Ich würde sagen, sie schärft die Sinne erneut für die sensible Situation sterbender Menschen. Seit 2010 gibt es in Deutschland die sogenannte Charta zur Betreuung schwerstkranker und sterbender Menschen. Über ihren Leitsätzen steht die pro­grammatische Aussage: Jeder Mensch hat ein Recht auf ein Sterben unter würdigen Bedingungen. Und in der Krise sehen wir: Für dieses Recht müssen wir nach wie vor streiten. Auch das haben viele Ehrenamtliche in diesem Jahr getan, sie sind in einem sehr konstruktiven Sinne streitbar gewesen und haben neue Wege entdeckt.

Wie genau?
Mein Eindruck von vielen Kontakten mit ambulanten Hospizdiensten und Gesprä­chen mit den hauptamtlichen Koordinatorinnen ist, dass die Sterbebegleitung viel­fältiger geworden ist. Der persönliche Kontakt wird durch Telefonate und durch Video-Begegnungen aufrechterhalten. Ehrenamtliche schreiben Karten und Briefe, malen Bilder, besprechen Audiodateien, verschicken kleine Geschenke. Es ist für mich wirklich sehr berührend zu erleben, welcher Reichtum an Ideen da aufblüht. Die Krise zeigt also auf interessante Weise zweierlei: Die Hospizarbeit ist fragil und bedarf des unermüdlichen Einsatzes und Schutzes – und ihre Basis, das Ehrenamt, das ist lebendig und widerständig. 

Was tut der Verband, um die Ehrenamtlichen zu unterstützen?
Wir haben ein umfangreiches Angebot an Weiterbildungen, gebündelt in unserer Akademie. Ihr Leiter, Marcus Sternberg, setzt sich sehr dafür ein, Seminare auch in diesen Zeiten zu realisieren. Wir unterstützen die Engagierten, indem wir jederzeit ein offenes Ohr für sie haben – jede und jeder erreicht mich persönlich bei Fragen oder Problemen. Zudem vertritt der THPV die Interessen der Ehrenamtlichen auf Landes- und Bundesebene. Und ganz wichtig: Wir betonen in unserer Öffentlich­keitsarbeit immer wieder, dass es die Hospizarbeit ohne das Ehrenamt nicht gäbe. Das Ehrenamt IST die Hospiz­arbeit.

Welche Ziele hat der THPV für die Zukunft des Ehrenamts?
Wir möchten bunter werden. Eine Studie des Bundesverbands zeigt, dass die Enga­gierten überwiegend weiblich sind, 51 bis 70 Jahre alt, aus der Mittelschicht. Unser Ziel ist es, das Ehrenamt jedem Menschen näher zu bringen, unabhängig vom sozia­len Status, der ethnischen Herkunft, dem Erwerbsstatus oder der Bildung. Und wir möchten offener werden für unterschiedliche Arten von Engagement – da hat dieses Jahr viele Im­pulse gegeben.

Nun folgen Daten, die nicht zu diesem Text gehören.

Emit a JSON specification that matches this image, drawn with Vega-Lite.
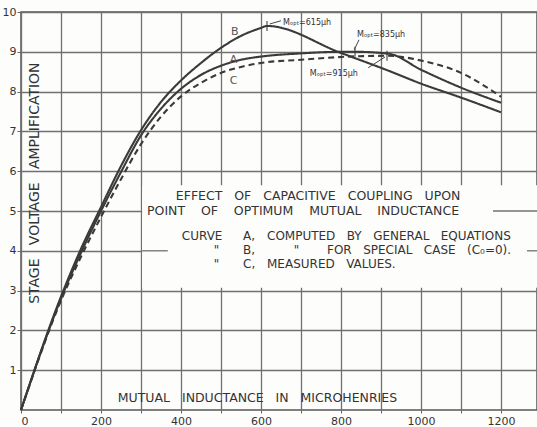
{
  "$schema": "https://vega.github.io/schema/vega-lite/v6.json",
  "width": 516,
  "height": 398,
  "autosize": {"type": "none"},
  "padding": {"left": 21, "top": 12, "right": 0, "bottom": 17},
  "background": "#fdfdfc",
  "config": {
    "view": {"stroke": "#555555", "strokeWidth": 1.5},
    "font": "DejaVu Sans",
    "axis": {"labelFont": "DejaVu Sans", "labelColor": "#333333", "labelFontSize": 11, "title": null, "domain": false, "gridColor": "#707070", "gridWidth": 1.3, "gridOpacity": 1, "tickColor": "#666666", "labelOverlap": false},
    "axisY": {"labelOverlap": false},
    "axisQuantitative": {"labelOverlap": false}
  },
  "datasets": {
    "curves": [
      {"M": 0, "V": 0, "curve": "A"}, {"M": 100, "V": 2.8, "curve": "A"}, {"M": 150, "V": 3.95, "curve": "A"}, {"M": 200, "V": 5.0, "curve": "A"}, {"M": 250, "V": 5.98, "curve": "A"}, {"M": 300, "V": 6.9, "curve": "A"}, {"M": 350, "V": 7.57, "curve": "A"}, {"M": 400, "V": 8.07, "curve": "A"}, {"M": 450, "V": 8.42, "curve": "A"}, {"M": 500, "V": 8.65, "curve": "A"}, {"M": 550, "V": 8.8, "curve": "A"}, {"M": 600, "V": 8.88, "curve": "A"}, {"M": 700, "V": 8.96, "curve": "A"}, {"M": 800, "V": 9.0, "curve": "A"}, {"M": 835, "V": 9.0, "curve": "A"}, {"M": 920, "V": 8.95, "curve": "A"}, {"M": 1000, "V": 8.55, "curve": "A"}, {"M": 1100, "V": 8.1, "curve": "A"}, {"M": 1200, "V": 7.72, "curve": "A"},
      {"M": 0, "V": 0, "curve": "B"}, {"M": 100, "V": 2.85, "curve": "B"}, {"M": 150, "V": 4.05, "curve": "B"}, {"M": 200, "V": 5.1, "curve": "B"}, {"M": 250, "V": 6.13, "curve": "B"}, {"M": 300, "V": 7.03, "curve": "B"}, {"M": 350, "V": 7.74, "curve": "B"}, {"M": 400, "V": 8.28, "curve": "B"}, {"M": 450, "V": 8.72, "curve": "B"}, {"M": 500, "V": 9.1, "curve": "B"}, {"M": 550, "V": 9.4, "curve": "B"}, {"M": 600, "V": 9.6, "curve": "B"}, {"M": 615, "V": 9.65, "curve": "B"}, {"M": 800, "V": 8.97, "curve": "B"}, {"M": 920, "V": 8.52, "curve": "B"}, {"M": 1000, "V": 8.2, "curve": "B"}, {"M": 1100, "V": 7.85, "curve": "B"}, {"M": 1200, "V": 7.48, "curve": "B"},
      {"M": 0, "V": 0, "curve": "C"}, {"M": 100, "V": 2.75, "curve": "C"}, {"M": 150, "V": 3.85, "curve": "C"}, {"M": 200, "V": 4.85, "curve": "C"}, {"M": 250, "V": 5.8, "curve": "C"}, {"M": 300, "V": 6.68, "curve": "C"}, {"M": 350, "V": 7.37, "curve": "C"}, {"M": 400, "V": 7.88, "curve": "C"}, {"M": 450, "V": 8.22, "curve": "C"}, {"M": 500, "V": 8.47, "curve": "C"}, {"M": 550, "V": 8.62, "curve": "C"}, {"M": 600, "V": 8.72, "curve": "C"}, {"M": 700, "V": 8.8, "curve": "C"}, {"M": 800, "V": 8.87, "curve": "C"}, {"M": 915, "V": 8.9, "curve": "C"}, {"M": 1000, "V": 8.78, "curve": "C"}, {"M": 1100, "V": 8.47, "curve": "C"}, {"M": 1200, "V": 7.87, "curve": "C"}
    ],
    "peaks": [
      {"M": 615, "V": 9.65}, {"M": 835, "V": 9.0}, {"M": 915, "V": 8.9}
    ],
    "blank": [{"x": 303, "x2": 1290, "y": 3.07, "y2": 5.65}],
    "gridbits": [
      {"x": 303, "x2": 367, "y": 4, "y2": 4},
      {"x": 1180, "x2": 1290, "y": 5, "y2": 5},
      {"x": 1265, "x2": 1290, "y": 4, "y2": 4}
    ],
    "leaders": [
      {"x": 622, "x2": 650, "y": 9.7, "y2": 9.78},
      {"x": 845, "x2": 833, "y": 9.3, "y2": 9.05},
      {"x": 868, "x2": 910, "y": 8.6, "y2": 8.87}
    ],
    "curvenames": [
      {"x": 525, "y": 9.5, "t": "B"}, {"x": 522, "y": 8.8, "t": "A"}, {"x": 522, "y": 8.27, "t": "C"}
    ],
    "mopt": [
      {"x": 655, "y": 9.72, "t": "Mₒₚₜ=615µh"},
      {"x": 840, "y": 9.43, "t": "Mₒₚₜ=835µh"},
      {"x": 722, "y": 8.45, "t": "Mₒₚₜ=915µh"}
    ],
    "titles": [
      {"x": 387, "y": 5.38, "t": "EFFECT \u00a0\u00a0OF \u00a0\u00a0CAPACITIVE \u00a0\u00a0COUPLING \u00a0\u00a0UPON"},
      {"x": 315, "y": 5.0, "t": "POINT \u00a0\u00a0\u00a0OF \u00a0\u00a0\u00a0OPTIMUM \u00a0\u00a0\u00a0MUTUAL \u00a0\u00a0\u00a0INDUCTANCE"}
    ],
    "legend": [
      {"x": 402, "y": 4.37, "t": "CURVE"}, {"x": 555, "y": 4.37, "t": "A,"}, {"x": 615, "y": 4.37, "t": "COMPUTED \u00a0\u00a0BY \u00a0\u00a0GENERAL \u00a0\u00a0EQUATIONS"},
      {"x": 482, "y": 4.02, "t": "\""}, {"x": 555, "y": 4.02, "t": "B,"}, {"x": 682, "y": 4.02, "t": "\""}, {"x": 765, "y": 4.02, "t": "FOR \u00a0\u00a0SPECIAL \u00a0\u00a0CASE \u00a0\u00a0(C₀=0)."},
      {"x": 482, "y": 3.67, "t": "\""}, {"x": 555, "y": 3.67, "t": "C,"}, {"x": 615, "y": 3.67, "t": "MEASURED \u00a0\u00a0VALUES."}
    ],
    "xtitle": [{"x": 242, "y": 0.3, "t": "MUTUAL \u00a0\u00a0INDUCTANCE \u00a0\u00a0IN \u00a0\u00a0MICROHENRIES"}],
    "ytitle": [{"x": 35, "y": 5.7, "t": "STAGE \u00a0\u00a0VOLTAGE \u00a0\u00a0AMPLIFICATION"}]
  },
  "layer": [
    {
      "data": {"name": "blank"},
      "mark": {"type": "rect", "fill": "#fdfdfc", "stroke": null},
      "encoding": {
        "x": {"field": "x", "type": "quantitative", "scale": {"domain": [0, 1290], "nice": false, "zero": false},
          "axis": {"values": [0, 100, 200, 300, 400, 500, 600, 700, 800, 900, 1000, 1100, 1200], "format": "d", "labelExpr": "datum.value % 200 == 0 ? datum.label : ''", "tickSize": 3, "labelPadding": 2, "grid": true, "labelOverlap": false}},
        "x2": {"field": "x2"},
        "y": {"field": "y", "type": "quantitative", "scale": {"domain": [0, 10], "nice": false},
          "axis": {"values": [1, 2, 3, 4, 5, 6, 7, 8, 9, 10], "tickSize": 4, "labelPadding": 1, "grid": true, "labelOverlap": false, "labelSeparation": 0, "labelFlush": false}},
        "y2": {"field": "y2"}
      }
    },
    {
      "data": {"name": "gridbits"},
      "mark": {"type": "rule", "color": "#707070", "strokeWidth": 1.3},
      "encoding": {
        "x": {"field": "x", "type": "quantitative"}, "x2": {"field": "x2"},
        "y": {"field": "y", "type": "quantitative"}, "y2": {"field": "y2"}
      }
    },
    {
      "data": {"name": "curves"},
      "mark": {"type": "line", "interpolate": "monotone", "strokeWidth": 2.1, "color": "#3a3a3a"},
      "encoding": {
        "x": {"field": "M", "type": "quantitative"},
        "y": {"field": "V", "type": "quantitative"},
        "detail": {"field": "curve"},
        "strokeDash": {"field": "curve", "type": "nominal", "scale": {"domain": ["A", "B", "C"], "range": [[1, 0], [1, 0], [6, 4]]}, "legend": null}
      }
    },
    {
      "data": {"name": "peaks"},
      "mark": {"type": "tick", "orient": "vertical", "size": 10, "thickness": 1.5, "color": "#3a3a3a"},
      "encoding": {"x": {"field": "M", "type": "quantitative"}, "y": {"field": "V", "type": "quantitative"}}
    },
    {
      "data": {"name": "leaders"},
      "mark": {"type": "rule", "color": "#444444", "strokeWidth": 1},
      "encoding": {
        "x": {"field": "x", "type": "quantitative"}, "x2": {"field": "x2"},
        "y": {"field": "y", "type": "quantitative"}, "y2": {"field": "y2"}
      }
    },
    {
      "data": {"name": "curvenames"},
      "mark": {"type": "text", "fontSize": 11, "color": "#555555", "align": "left", "baseline": "middle"},
      "encoding": {"x": {"field": "x", "type": "quantitative"}, "y": {"field": "y", "type": "quantitative"}, "text": {"field": "t"}}
    },
    {
      "data": {"name": "mopt"},
      "mark": {"type": "text", "fontSize": 8, "color": "#333333", "align": "left", "baseline": "middle"},
      "encoding": {"x": {"field": "x", "type": "quantitative"}, "y": {"field": "y", "type": "quantitative"}, "text": {"field": "t"}}
    },
    {
      "data": {"name": "titles"},
      "mark": {"type": "text", "fontSize": 12.5, "color": "#333333", "align": "left", "baseline": "middle"},
      "encoding": {"x": {"field": "x", "type": "quantitative"}, "y": {"field": "y", "type": "quantitative"}, "text": {"field": "t"}}
    },
    {
      "data": {"name": "legend"},
      "mark": {"type": "text", "fontSize": 12, "color": "#333333", "align": "left", "baseline": "middle"},
      "encoding": {"x": {"field": "x", "type": "quantitative"}, "y": {"field": "y", "type": "quantitative"}, "text": {"field": "t"}}
    },
    {
      "data": {"name": "xtitle"},
      "mark": {"type": "text", "fontSize": 12.5, "color": "#333333", "align": "left", "baseline": "middle"},
      "encoding": {"x": {"field": "x", "type": "quantitative"}, "y": {"field": "y", "type": "quantitative"}, "text": {"field": "t"}}
    },
    {
      "data": {"name": "ytitle"},
      "mark": {"type": "text", "fontSize": 14, "color": "#333333", "align": "center", "baseline": "middle", "angle": 270},
      "encoding": {"x": {"field": "x", "type": "quantitative"}, "y": {"field": "y", "type": "quantitative"}, "text": {"field": "t"}}
    }
  ]
}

Was möchten Sie persönlich den ehrenamtlich Engagierten an diesem Internatio­nalen Gedenktag mitgeben?
Seien Sie weiter kreativ, streitbar und lassen nicht locker!
In einer sehr auf Leistung ausgerichteten Gesellschaft geraten diejenigen schnell aus dem Blick, die vordergründig nicht mehr leisten. Ehrenamtliche sehen den ster­benden Menschen und stellen damit gewissermaßen seinen Platz im Kreis aller sicher. Das ist unendlich wertvoll, denn wir alle werden irgendwann sterben.


Der THPV 

ist der Dachverband für die Hospiz- und Palliativarbeit in Thüringen. Er hat derzeit 50 Mit­glieder, darunter alle ambulanten Hospizdienste, alle stationären Hospize für Erwachsene, mehrere Palliativstationen und Spezialisierte Ambulante Palliative Versorgungsteams. Zu den Aufgaben des Verbandes zählt es unter anderem, Hospizbewegung und Palliativversorgung in ganz Thüringen bekannt zu machen, das Netzwerk der zahlreichen Hilfsangebote auszubauen und die Interessen der Mitglieder auf Landes- und Bundesebene zu vertreten. Die Akademie des THPV qualifiziert die ehren- und hauptamtlichen Mitarbeiter, die in der Hospiz- und Palliativversorgung tätig sind.